The government is investigating new funding models for school infrastructure development to cut red tape, save money, and improve the management of implementing agencies, basic education minister Angie Motshekga said on Tuesday.

Implementing agencies have been used extensively by provincial education departments due to their capacity constraints, but an analysis published in 2018 by advocacy group Equal Education found there was little oversight of the agencies and that they added considerable costs to projects.

Motshekga said her department was discussing various financing options with the National Treasury and the Development Bank of SA, including partnerships with NGOs. “The provision and maintenance of infrastructure remains one of our key priorities,” she said ahead of her budget vote debate in parliament.

The campaign launched by President Cyril Ramaphosa in 2018 to eliminate dangerous school toilets after the tragic deaths of several young children is making steady progress, and is likely to cover all the schools targeted over the next three years within the deadline, she said.

The sanitation appropriate for education (SAFE) initiative aims to eliminate hazardous and undignified school sanitation such as pit latrines by 2030, and is a partnership between the government, the UN Children’s Fund, the Nelson Mandela Foundation, and the National Education Collaboration Trust. The government’s initial assessment indicated that 3,884 schools had toilets that needed to be replaced.

The SAFE campaign was launched to mobilise private sector and philanthropic investments, after the basic education department was forced cut its two key school infrastructure grants last year as a result of the government’s need to find extra funds for free higher education.

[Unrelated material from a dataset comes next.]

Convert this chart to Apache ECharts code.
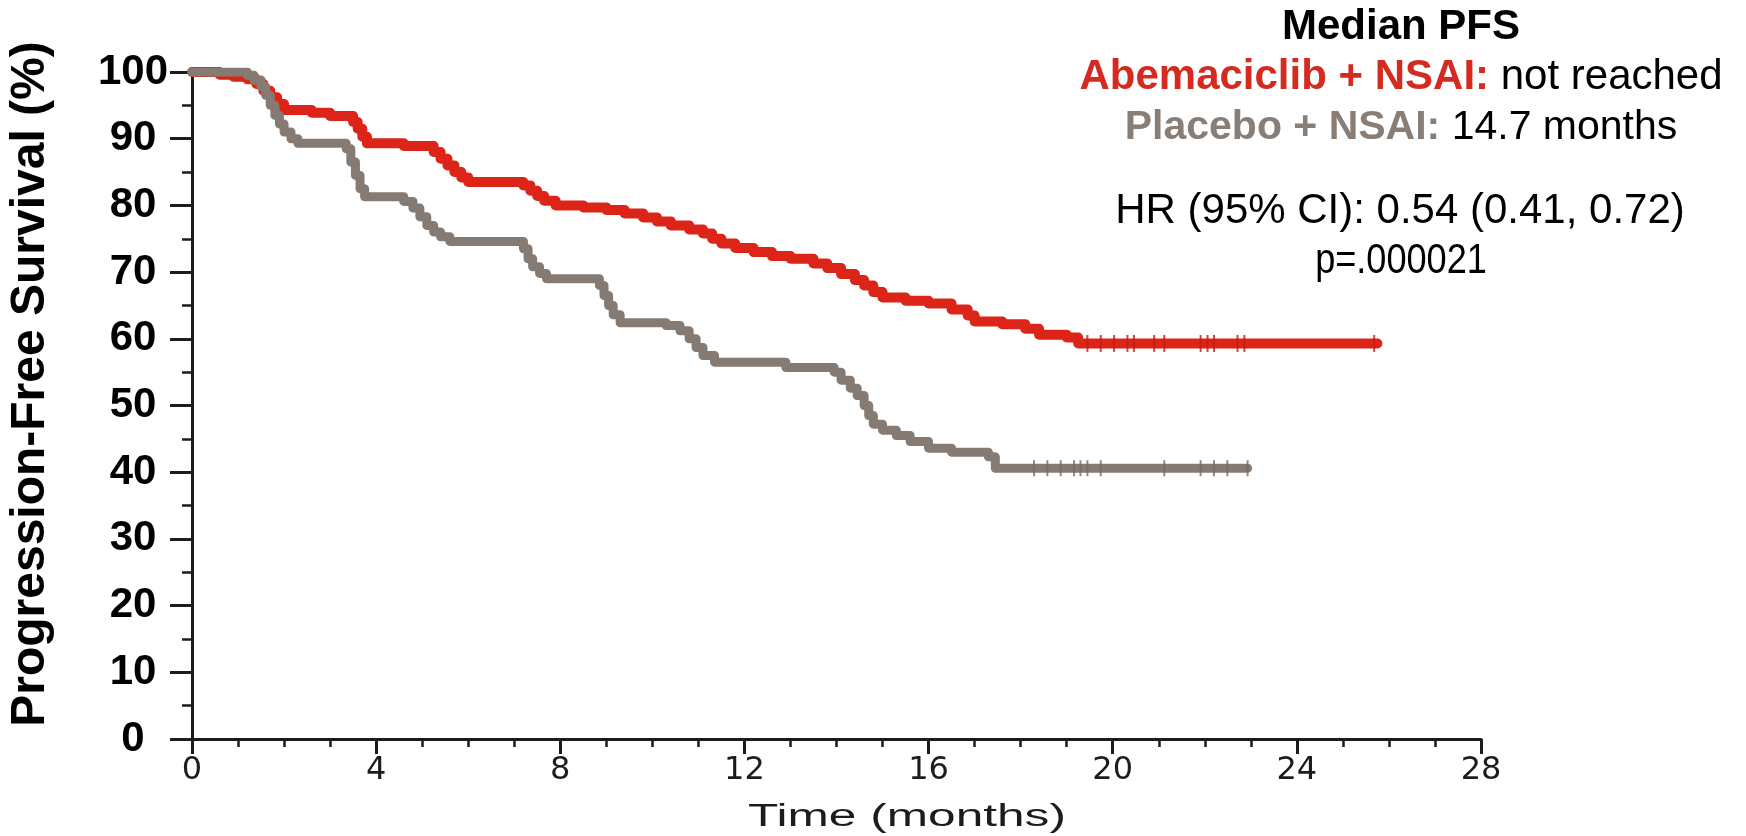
<!DOCTYPE html>
<html>
<head>
<meta charset="utf-8">
<title>Progression-Free Survival</title>
<script src="https://cdn.jsdelivr.net/npm/echarts@6/dist/echarts.min.js"></script>
<style>
  html, body { margin: 0; padding: 0; background: #ffffff; }
  #chart { width: 1746px; height: 836px; }
</style>
</head>
<body>
<div id="chart"></div>
<script>
// Kaplan-Meier step points: [time in months, progression-free survival %]
const abemaciclibCurve = [
  [0, 100], [0.6, 99.6], [0.9, 99.3], [1.2, 98.9], [1.4, 98.2], [1.55, 97.2], [1.7, 96.2],
  [1.85, 95.2], [2.0, 94.3], [2.6, 93.9], [3.0, 93.4], [3.5, 92.5], [3.6, 91.5], [3.7, 90.3],
  [3.8, 89.3], [4.6, 88.9], [5.25, 88.0], [5.4, 87.0], [5.55, 86.0], [5.7, 85.0], [5.85, 84.2],
  [6.0, 83.5], [7.2, 83.0], [7.35, 82.2], [7.5, 81.4], [7.65, 80.7], [7.9, 80.0], [8.5, 79.7],
  [9.0, 79.3], [9.4, 78.8], [9.8, 78.2], [10.1, 77.6], [10.4, 77.0], [10.8, 76.4], [11.1, 75.8],
  [11.3, 75.0], [11.5, 74.3], [11.8, 73.6], [12.2, 73.0], [12.6, 72.4], [13.0, 72.0], [13.5, 71.3],
  [13.8, 70.6], [14.1, 69.7], [14.4, 68.8], [14.6, 68.0], [14.8, 67.0], [15.0, 66.2], [15.5, 65.7],
  [16.0, 65.3], [16.5, 64.4], [16.85, 63.5], [17.0, 62.6], [17.6, 62.2], [18.1, 61.5], [18.4, 60.6],
  [19.0, 60.2], [19.25, 59.3], [25.75, 59.3]
];
const placeboCurve = [
  [0, 100], [1.2, 99.5], [1.35, 98.8], [1.5, 97.8], [1.6, 96.5], [1.7, 95.0], [1.8, 93.5],
  [1.9, 92.2], [2.0, 91.0], [2.15, 90.0], [2.3, 89.3], [3.35, 88.5], [3.45, 86.5], [3.55, 84.5],
  [3.65, 82.5], [3.75, 81.3], [4.6, 80.6], [4.8, 79.6], [4.95, 78.3], [5.1, 77.0], [5.25, 76.0],
  [5.4, 75.3], [5.6, 74.6], [7.2, 73.5], [7.3, 72.0], [7.4, 70.8], [7.55, 69.8], [7.7, 69.0],
  [8.85, 68.0], [8.95, 66.5], [9.05, 65.0], [9.15, 63.6], [9.3, 62.4], [10.3, 62.0], [10.6, 61.2],
  [10.8, 60.0], [10.95, 58.7], [11.1, 57.5], [11.35, 56.5], [12.9, 55.7], [13.95, 55.0], [14.1, 53.8],
  [14.3, 52.6], [14.45, 51.5], [14.6, 50.0], [14.7, 48.5], [14.8, 47.2], [15.0, 46.3], [15.3, 45.5],
  [15.6, 44.6], [16.0, 43.6], [16.5, 43.0], [17.3, 42.3], [17.45, 40.6], [22.93, 40.6]
];
// Censored observations: [time in months, survival %]
const abemaciclibCensored = [
  [19.45, 59.3], [19.74, 59.3], [20.03, 59.3], [20.32, 59.3], [20.46, 59.3], [20.9, 59.3],
  [21.12, 59.3], [21.91, 59.3], [22.06, 59.3], [22.2, 59.3], [22.71, 59.3], [22.86, 59.3], [25.68, 59.3]
];
const placeboCensored = [
  [18.29, 40.6], [18.58, 40.6], [18.87, 40.6], [19.16, 40.6], [19.3, 40.6], [19.45, 40.6],
  [19.74, 40.6], [21.12, 40.6], [21.91, 40.6], [22.2, 40.6], [22.49, 40.6], [22.93, 40.6]
];

const timeRange = { min: 0, max: 28, step: 4 };
const survivalRange = { min: 0, max: 100, step: 10 };

const annotationLines = {
  title: 'Median PFS',
  abemaLabel: 'Abemaciclib + NSAI:',
  abemaValue: ' not reached',
  placeboLabel: 'Placebo + NSAI:',
  placeboValue: ' 14.7 months',
  hazard: 'HR (95% CI): 0.54 (0.41, 0.72)',
  pValue: 'p=.000021'
};

const RED = '#dc2419';
const GREY = '#857b72';
const RED_TEXT = '#d42a20';
const GREY_TEXT = '#887e75';
const INK = '#1c1c1c';
const FONT = "'Liberation Sans', Arial, sans-serif";

const chart = echarts.init(document.getElementById('chart'), null, { renderer: 'canvas' });

chart.setOption({
  backgroundColor: '#ffffff',
  animation: false,
  grid: { left: 192, right: 265, top: 72, bottom: 97, containLabel: false },
  xAxis: {
    type: 'value',
    min: timeRange.min,
    max: timeRange.max,
    interval: timeRange.step,
    axisLine: { show: true, onZero: false, lineStyle: { color: INK, width: 3 } },
    axisTick: { show: true, inside: false, length: 15, lineStyle: { color: INK, width: 3 } },
    minorTick: { show: true, splitNumber: 4, length: 8, lineStyle: { color: INK, width: 2.5 } },
    splitLine: { show: false },
    axisLabel: {
      color: INK, fontFamily: "'DejaVu Sans', sans-serif", fontSize: 32, margin: 16
    }
  },
  yAxis: {
    type: 'value',
    min: survivalRange.min,
    max: survivalRange.max,
    interval: survivalRange.step,
    axisLine: { show: true, onZero: false, lineStyle: { color: INK, width: 3 } },
    axisTick: { show: true, inside: false, length: 22, lineStyle: { color: INK, width: 3 } },
    minorTick: { show: true, splitNumber: 2, length: 10, lineStyle: { color: INK, width: 2.5 } },
    splitLine: { show: false },
    axisLabel: {
      color: '#000000', fontFamily: FONT, fontWeight: 'bold', fontSize: 42,
      align: 'center', margin: 59
    }
  },
  series: [
    {
      name: 'Abemaciclib + NSAI',
      type: 'line',
      step: 'end',
      data: abemaciclibCurve,
      showSymbol: false,
      lineStyle: { color: RED, width: 10, cap: 'round', join: 'round' },
      z: 3
    },
    {
      name: 'Abemaciclib + NSAI censored',
      type: 'scatter',
      data: abemaciclibCensored,
      symbol: 'rect',
      symbolSize: [2, 17],
      itemStyle: { color: '#c01d14' },
      z: 4
    },
    {
      name: 'Placebo + NSAI',
      type: 'line',
      step: 'end',
      data: placeboCurve,
      showSymbol: false,
      lineStyle: { color: GREY, width: 9, cap: 'round', join: 'round' },
      z: 5
    },
    {
      name: 'Placebo + NSAI censored',
      type: 'scatter',
      data: placeboCensored,
      symbol: 'rect',
      symbolSize: [2, 16],
      itemStyle: { color: '#766c64' },
      z: 6
    }
  ],
  graphic: [
    {
      type: 'text', x: 31, y: 384, rotation: Math.PI / 2,
      style: {
        text: 'Progression-Free Survival (%)', fill: '#000000',
        font: "bold 48px 'Liberation Sans', Arial, sans-serif",
        align: 'center', verticalAlign: 'middle'
      }
    },
    {
      type: 'text', x: 907, y: 817, scaleX: 1.6,
      style: {
        text: 'Time (months)', fill: INK,
        font: "31px 'Liberation Sans', Arial, sans-serif",
        align: 'center', verticalAlign: 'middle'
      }
    },
    {
      type: 'text', x: 1401, y: 27,
      style: {
        text: annotationLines.title, fill: '#000000',
        font: "bold 42px 'Liberation Sans', Arial, sans-serif",
        align: 'center', verticalAlign: 'middle'
      }
    },
    {
      type: 'text', x: 1401, y: 77.5,
      style: {
        text: '{a|' + annotationLines.abemaLabel + '}{b|' + annotationLines.abemaValue + '}',
        align: 'center', verticalAlign: 'middle',
        rich: {
          a: { fill: RED_TEXT, fontFamily: FONT, fontWeight: 'bold', fontSize: 42 },
          b: { fill: '#000000', fontFamily: FONT, fontSize: 42 }
        }
      }
    },
    {
      type: 'text', x: 1401, y: 128,
      style: {
        text: '{a|' + annotationLines.placeboLabel + '}{b|' + annotationLines.placeboValue + '}',
        align: 'center', verticalAlign: 'middle',
        rich: {
          a: { fill: GREY_TEXT, fontFamily: FONT, fontWeight: 'bold', fontSize: 41 },
          b: { fill: '#000000', fontFamily: FONT, fontSize: 41 }
        }
      }
    },
    {
      type: 'text', x: 1400, y: 211.7,
      style: {
        text: annotationLines.hazard, fill: '#000000',
        font: "42px 'Liberation Sans', Arial, sans-serif",
        align: 'center', verticalAlign: 'middle'
      }
    },
    {
      type: 'text', x: 1401, y: 261.7, scaleX: 0.86,
      style: {
        text: annotationLines.pValue, fill: '#000000',
        font: "42px 'Liberation Sans', Arial, sans-serif",
        align: 'center', verticalAlign: 'middle'
      }
    }
  ]
});
</script>
</body>
</html>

A total of 606 schools will be provided with sanitation under the SAFE initiative by the end of the 2019/2020 financial year, which ends on March 31, Motshekga said. The department also aims to complete the construction of 40 schools, provide water to 225 schools, and provide sanitation to a further 169 schools through other programmes

Motshekga said the 2018 Teaching and Learning International Study (Talis) revealed serious shortcomings in the basic education system, which need to be fixed “from the bottom”.

“Our number-one priority is to improve the foundational skills of literacy and numeracy, straddling early childhood development (ECD) to the end of Grade 6, which should be underpinned by a reading revolution.” 

To achieve that goal, the department needs to swiftly implement two years of compulsory ECD before Grade 1. This will require shifting the responsibility for ECD from the department of social development to the department of education, she said, adding that a costing plan for ECD will be finalised by the end of the financial year.

Talis found that SA had the second largest percentage of students who were being instructed in a language that was not their mother-tongue, and that the levels of violence at SA schools is among the highest of the participating countries.

The minister also announced that the Council of Education Ministers has agreed to incrementally introduce Kiswahili in schools.